Vieille histoire que celle du mur... Bien avant de songer à y accrocher quoi que ce soit (donc imposer de la distance entre le lieu de l’acte « créatif » et celui où le résultat, « l’œuvre », se trouve proposé au regard), l’homme a commencé par pratiquer son « art » directement - « in situ » dirait-on aujourd’hui, Ça commence, dit Georges Bataille, avec l’art pariétal peintures sur les parois des grottes, comme à Lascaux ; là, il est vrai, les hommes, les bêtes, même allongés, voire éventrés, ça tient le mur, ça ne décroche pas de la paroi et, dans l’obscurité, ça respire. Il y a plus d’un mur qui tienne dans l’Histoire de l’Art, des fresques antiques à l’atelier de Giacometti. Récemment, Daniel Buren, Niele Toroni, Daniel Dezeuze et tant d’autres ont opéré un retour critique sur cette pratique, proposant de « travailler directement sur le mur » plutôt que « de faire une construction, de travailler sur celle-ci et puis de l’accrocher au mur » (Sol LeWitt). Certains laissent le mur en l’état, surface blanche, neutre, et placent sur sa surface des morceaux de toile, parfois trouée, créant des mises en tension, travaillant les relations dans l’espace entre ce qui a été travaillé, peint, dessiné, et ce qui ne l’a pas été. D’autres tirent profit des imperfections du mur, s’inspirant des failles, intégrant des défauts à leur travail. Construire le mur, le lire comme une carte, mais pas seulement : comme le disait Barnett Newman, au moment où il travaillait ses grands tableaux (Who’s Afraid of Red, Yellow and Blue ?) : « Peindre, c’est détruire le mur » [2]. Soit, au sens premier, le faire oublier.

Cette longue histoire, si riche, pour en arriver à cette calamité que sont les façades peintes à sujet bande dessinée qui ne montrent, dans leur quasi-totalité [3], que des reproductions agrandies, proches de l’image publicitaire : comédon sur la ville avec pour seul souci de dégager une image sympathique, facilement mémorisable. De l’anecdotique avant tout, sans le charme (la force) des peintures murales traditionnelles comme on en voit par exemple en Afrique - cette forme d’Art Magique dirait André Breton (et les auteurs de BD sollicités par des municipalités bien de chez nous seraient bien inspirés d’aller voir de ce côté-là). Mais, heureusement, ces agrandissements d’images déplacées ont une vie brève ; quand elles ne sont pas rapidement effacées ou remplacées par d autres, elles restent à peu près visibles le temps qu’elles soient recouvertes de toutes les saletés que le mur peut accumuler : crasse, graffitis, affiches, etc. Et l’on peut rêver, dans certains cas limites, que le mur s’écroule, entraînant dans son effondrement cette image que, de toutes manières, personne ne regardait plus depuis longtemps...

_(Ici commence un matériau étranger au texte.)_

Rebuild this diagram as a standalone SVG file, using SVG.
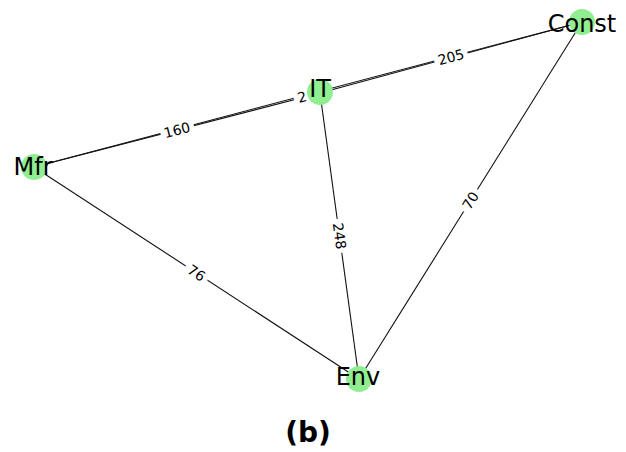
<svg xmlns="http://www.w3.org/2000/svg" width="626" height="452" viewBox="0 0 626 452">
<style>
.edge{stroke:#111;stroke-width:1.1;fill:none}
.node circle{fill:#90EE90}
.node text{font-family:"DejaVu Sans",sans-serif;font-size:24px;fill:#000;text-anchor:middle}
.el{font-family:"DejaVu Sans",sans-serif;font-size:14px;fill:#000;text-anchor:middle;dominant-baseline:central;stroke:#fff;stroke-width:10;paint-order:stroke;stroke-linejoin:miter}
.cap{font-family:"DejaVu Sans",sans-serif;font-size:28px;font-weight:bold;text-anchor:middle;fill:#000}
</style>
<rect width="626" height="452" fill="#fff"/>
<g id="connectors">
<line class="edge" x1="34" y1="167" x2="320" y2="93"/>
<line class="edge" x1="320" y1="93" x2="582" y2="22"/>
<line class="edge" x1="34" y1="167" x2="582" y2="22"/>
<line class="edge" x1="320" y1="93" x2="359" y2="379"/>
<line class="edge" x1="582" y1="22" x2="359" y2="379"/>
<line class="edge" x1="34" y1="167" x2="359" y2="379"/>
<text class="el" transform="translate(177,130) rotate(-14.5)">160</text>
<text class="el" transform="translate(451,57) rotate(-15.2)">205</text>
<text class="el" transform="translate(302,97) rotate(-14.8)">2</text>
<text class="el" transform="translate(339.5,236) rotate(82.3)">248</text>
<text class="el" transform="translate(470.5,200.5) rotate(-58)">70</text>
<text class="el" transform="translate(196.5,273) rotate(33.2)">76</text>
</g>
<g id="node-Mfr" class="node"><circle cx="34" cy="167" r="13"/><text x="33" y="175">Mfr</text></g>
<g id="node-IT" class="node"><circle cx="320" cy="92" r="13"/><text x="320" y="97">IT</text></g>
<g id="node-Const" class="node"><circle cx="582" cy="22" r="13"/><text x="582" y="32">Const</text></g>
<g id="node-Env" class="node"><circle cx="359" cy="379" r="13"/><text x="358" y="385">Env</text></g>
<text class="cap" x="308" y="442">(b)</text>
</svg>
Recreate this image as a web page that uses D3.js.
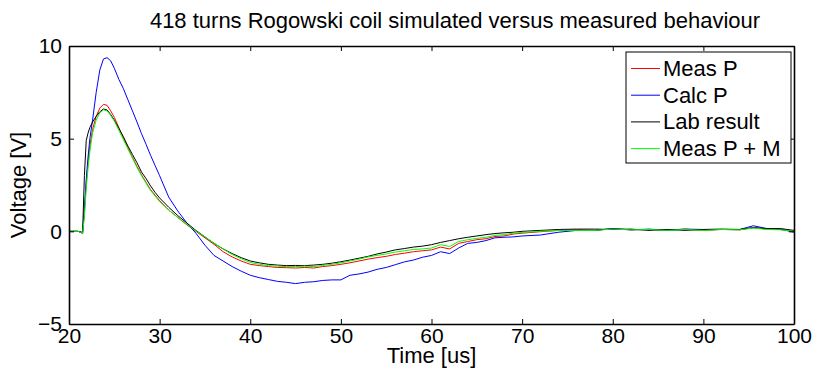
<!DOCTYPE html>
<html><head><meta charset="utf-8">
<script src="https://cdn.jsdelivr.net/npm/d3@7"></script>
<style>html,body{margin:0;padding:0;background:#fff;} svg{display:block;font-family:"Liberation Sans",Arial,sans-serif;}</style>
</head><body>
<script>
const title = "418 turns Rogowski coil simulated versus measured behaviour";
const xLabel = "Time [us]";
const yLabel = "Voltage [V]";
const xTicks = [20,30,40,50,60,70,80,90,100];
const yTicks = [-5,0,5,10];
const seriesNames = ["Meas P","Calc P","Lab result","Meas P + M"];
const seriesColors = ["#ff0000","#0000ff","#000000","#00ff00"];

const time = [20,21,21.5,21.7,21.9,22.1,22.3,22.6,23,23.4,23.8,24.2,24.6,25,25.5,26,26.5,27,27.5,28,28.5,29,29.5,30,
31,32,33,34,35,36,37,38,39,40,41,42,43,44,45,46,47,48,49,50,51,52,53,54,55,56,57,58,59,60,61,62,63,64,65,66,67,68,69,70,
72,74,76,78,80,82,84,86,88,90,92,94,95.5,97,98.5,100];

const measP = [0,0,-0.1,1.0,2.6,3.7,4.6,5.5,6.2,6.65,6.85,6.8,6.5,6.15,5.6,5.05,4.5,4.0,3.5,3.05,2.65,2.25,1.95,1.65,
1.15,0.75,0.35,0,-0.35,-0.7,-1.1,-1.38,-1.6,-1.78,-1.85,-1.9,-1.95,-1.96,-1.98,-1.95,-1.98,-1.9,-1.85,-1.78,-1.7,-1.6,-1.5,-1.42,-1.35,-1.25,-1.18,-1.1,-1.05,-1.0,-0.85,-0.95,-0.65,-0.55,-0.45,-0.4,-0.28,-0.25,-0.15,-0.1,
-0.02,0.05,0.08,0.05,0.15,0.08,0.1,0.08,0.12,0.05,0.1,0.08,0.2,0.12,0.1,0.0];

const calcP = [0,0,-0.1,1.2,2.8,4.0,5.0,6.0,7.5,8.7,9.3,9.37,9.2,8.8,8.2,7.7,7.1,6.5,5.9,5.27,4.7,4.1,3.55,3.0,
1.85,1.1,0.45,-0.1,-0.75,-1.3,-1.6,-1.9,-2.15,-2.37,-2.5,-2.6,-2.7,-2.75,-2.82,-2.75,-2.72,-2.65,-2.62,-2.62,-2.37,-2.3,-2.2,-2.05,-1.95,-1.8,-1.65,-1.55,-1.4,-1.3,-1.1,-1.2,-0.9,-0.65,-0.6,-0.5,-0.35,-0.32,-0.3,-0.25,
-0.2,-0.05,0.05,0.05,0.15,0.08,0.12,0.05,0.12,0.1,0.1,0.1,0.3,0.15,0.12,-0.05];

const labResult = [0,0,-0.05,3.0,4.9,5.3,5.6,5.9,6.2,6.45,6.6,6.55,6.3,6.0,5.55,5.1,4.6,4.15,3.7,3.2,2.85,2.45,2.1,1.8,
1.3,0.85,0.45,0.05,-0.3,-0.65,-0.95,-1.2,-1.42,-1.6,-1.7,-1.78,-1.82,-1.85,-1.84,-1.85,-1.82,-1.78,-1.72,-1.64,-1.55,-1.45,-1.35,-1.22,-1.12,-1.0,-0.93,-0.85,-0.8,-0.72,-0.6,-0.5,-0.4,-0.32,-0.25,-0.18,-0.12,-0.08,-0.05,0.0,
0.05,0.1,0.12,0.12,0.1,0.12,0.05,0.1,0.05,0.1,0.12,0.1,0.2,0.15,0.15,0.05];

const measPM = [0,0,-0.1,0.8,2.3,3.4,4.3,5.3,6.0,6.4,6.55,6.5,6.25,5.95,5.45,4.95,4.45,3.95,3.45,3.0,2.6,2.2,1.9,1.6,
1.15,0.75,0.38,0.02,-0.3,-0.65,-0.95,-1.25,-1.48,-1.68,-1.78,-1.85,-1.88,-1.9,-1.9,-1.88,-1.9,-1.84,-1.78,-1.7,-1.6,-1.5,-1.38,-1.3,-1.22,-1.12,-1.05,-0.98,-0.95,-0.9,-0.72,-0.82,-0.55,-0.45,-0.38,-0.32,-0.22,-0.18,-0.1,-0.06,
0.0,0.05,0.05,0.05,0.12,0.08,0.1,0.05,0.1,0.05,0.1,0.08,0.18,0.1,0.08,0.0];

const seriesValues = [measP, calcP, labResult, measPM];

const W = 816, H = 376;
const mLeft = 69, mRight = 794, mTop = 46, mBottom = 324;
const svg = d3.select("body").append("svg").attr("width", W).attr("height", H);

const x = d3.scaleLinear().domain([20,100]).range([mLeft,mRight]);
const y = d3.scaleLinear().domain([-5,10]).range([mBottom,mTop]);

// data lines
const line = d3.line().x(d => x(d[0])).y(d => y(d[1]));
seriesValues.forEach((vals, i) => {
  svg.append("path")
    .datum(time.map((t, j) => [t, vals[j]]))
    .attr("d", line)
    .attr("fill", "none")
    .attr("stroke", seriesColors[i])
    .attr("stroke-width", 1)
    .attr("stroke-linejoin", "round");
});

// axes with inward ticks
const tickLen = 5;
const xAxisB = d3.axisBottom(x).tickValues(xTicks).tickSizeInner(-tickLen).tickSizeOuter(0).tickPadding(4);
const xAxisT = d3.axisTop(x).tickValues(xTicks).tickSizeInner(-tickLen).tickSizeOuter(0).tickFormat("");
const yAxisL = d3.axisLeft(y).tickValues(yTicks).tickSizeInner(-tickLen).tickSizeOuter(0).tickPadding(7);
const yAxisR = d3.axisRight(y).tickValues(yTicks).tickSizeInner(-tickLen).tickSizeOuter(0).tickFormat("");

function style(g){
  g.select(".domain").attr("stroke","#000").attr("stroke-width",1.6);
  g.selectAll(".tick line").attr("stroke","#000").attr("stroke-width",1);
  g.selectAll(".tick text").attr("fill","#000").style("font-size","21px").style("font-family",'"Liberation Sans",Arial,sans-serif');
}
svg.append("g").attr("transform",`translate(0,${mBottom})`).call(xAxisB).call(style);
svg.append("g").attr("transform",`translate(0,${mTop})`).call(xAxisT).call(style);
svg.append("g").attr("transform",`translate(${mLeft},0)`).call(yAxisL).call(style);
svg.append("g").attr("transform",`translate(${mRight},0)`).call(yAxisR).call(style);

// title and labels
svg.append("text").attr("x",455).attr("y",28).attr("text-anchor","middle")
  .style("font-size","22px").text(title);
svg.append("text").attr("x",(mLeft+mRight)/2).attr("y",363).attr("text-anchor","middle")
  .style("font-size","22px").text(xLabel);
svg.append("text").attr("transform",`translate(26,${(mTop+mBottom)/2}) rotate(-90)`).attr("text-anchor","middle")
  .style("font-size","22px").text(yLabel);

// legend
const lg = svg.append("g");
lg.append("rect").attr("x",626).attr("y",52).attr("width",165).attr("height",111)
  .attr("fill","#fff").attr("stroke","#000").attr("stroke-width",1);
seriesNames.forEach((name, i) => {
  const cy = 68.5 + i*26.7;
  lg.append("line").attr("x1",631).attr("x2",660).attr("y1",cy).attr("y2",cy)
    .attr("stroke",seriesColors[i]).attr("stroke-width",1);
  lg.append("text").attr("x",663).attr("y",cy+7.5).style("font-size","22px").text(name);
});
</script>
</body></html>
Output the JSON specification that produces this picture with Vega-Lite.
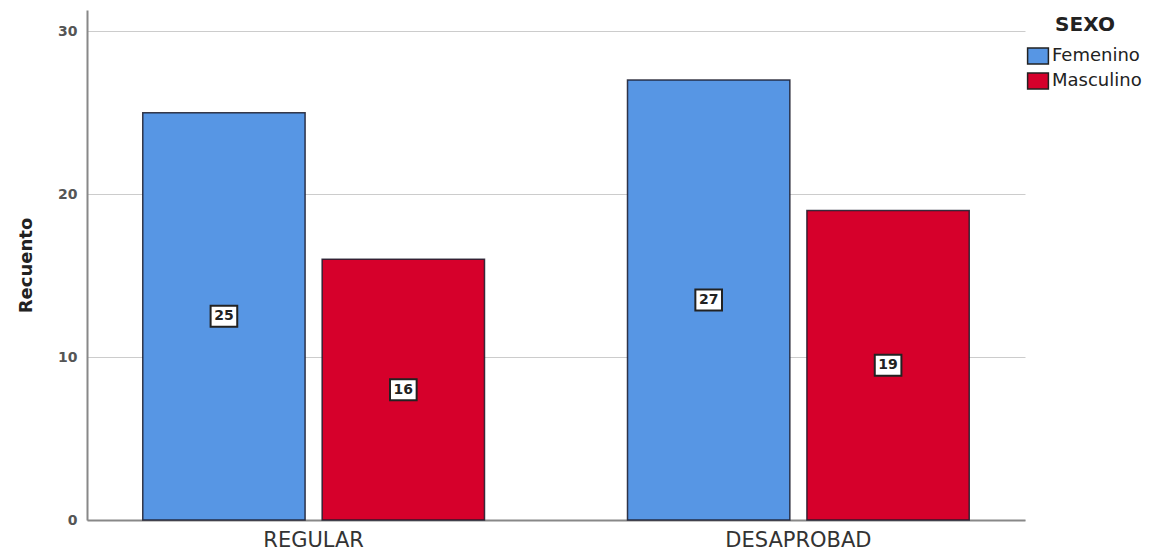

Un des discours récurrents en bande dessinée, est que l’original importe peu : la reproduction vaut davantage pour le lecteur puisque le passage chez l’imprimeur efface les traces des coups de gomme, des collages, des corrections au Tipp-ex. Chez certains dessinateurs très soigneux qui travaillent au rotring sur du papier relativement ordinaire, il est possible effectivement de confondre l’original et sa reproduction. Ce qui pourra donner éventuellement de la valeur, aujourd’hui où le marché des originaux de bande dessinée commence à prendre de l’ampleur, c’est la signature. Des particuliers payent de plus en plus cher des images, des planches, de l’école classique franco-belge (ou de quelques auteurs plus contemporains comme Bilal). Pour les accrocher à hauteur de regard ? Pour leur faire passer l’épreuve du mur ?

II

Le mur, qu’il soit le support d’écritures, de peintures, d’images (soit l’équivalent d’une page blanche) ou qu’il reste un fond aussi neutre que possible pour l’accrochage ou l’agrafage de pièces, de sous-verre, de dessins, est le lieu où le regard peut se confronter non seulement à du visible plus ou moins circonscrit mais aussi interroger sa capacité de déborder ses limites. La traversée d’une exposition peut facilement se réduire à un parcours appliqué où les œuvres sont dégustées, une par une, comme des petits-fours. Il est pourtant aisé d’en imaginer de plus complexes, où chaque nouvelle rencontre ouvre la possibilité de remettre en jeu l’effet des précédentes. Jusqu’au moment où tout encadrement, réel ou symbolique, perd le pouvoir de brider le regard qui, pour la plus grande jouissance du visiteur, peut s’ouvrir à une vision plus large (ne se limitant plus à l’appréhension purement rétinienne de ce qu’il désire pénétrer, voire détailler à l’infini, mais sans renier le plaisir lié à la pulsion scopique).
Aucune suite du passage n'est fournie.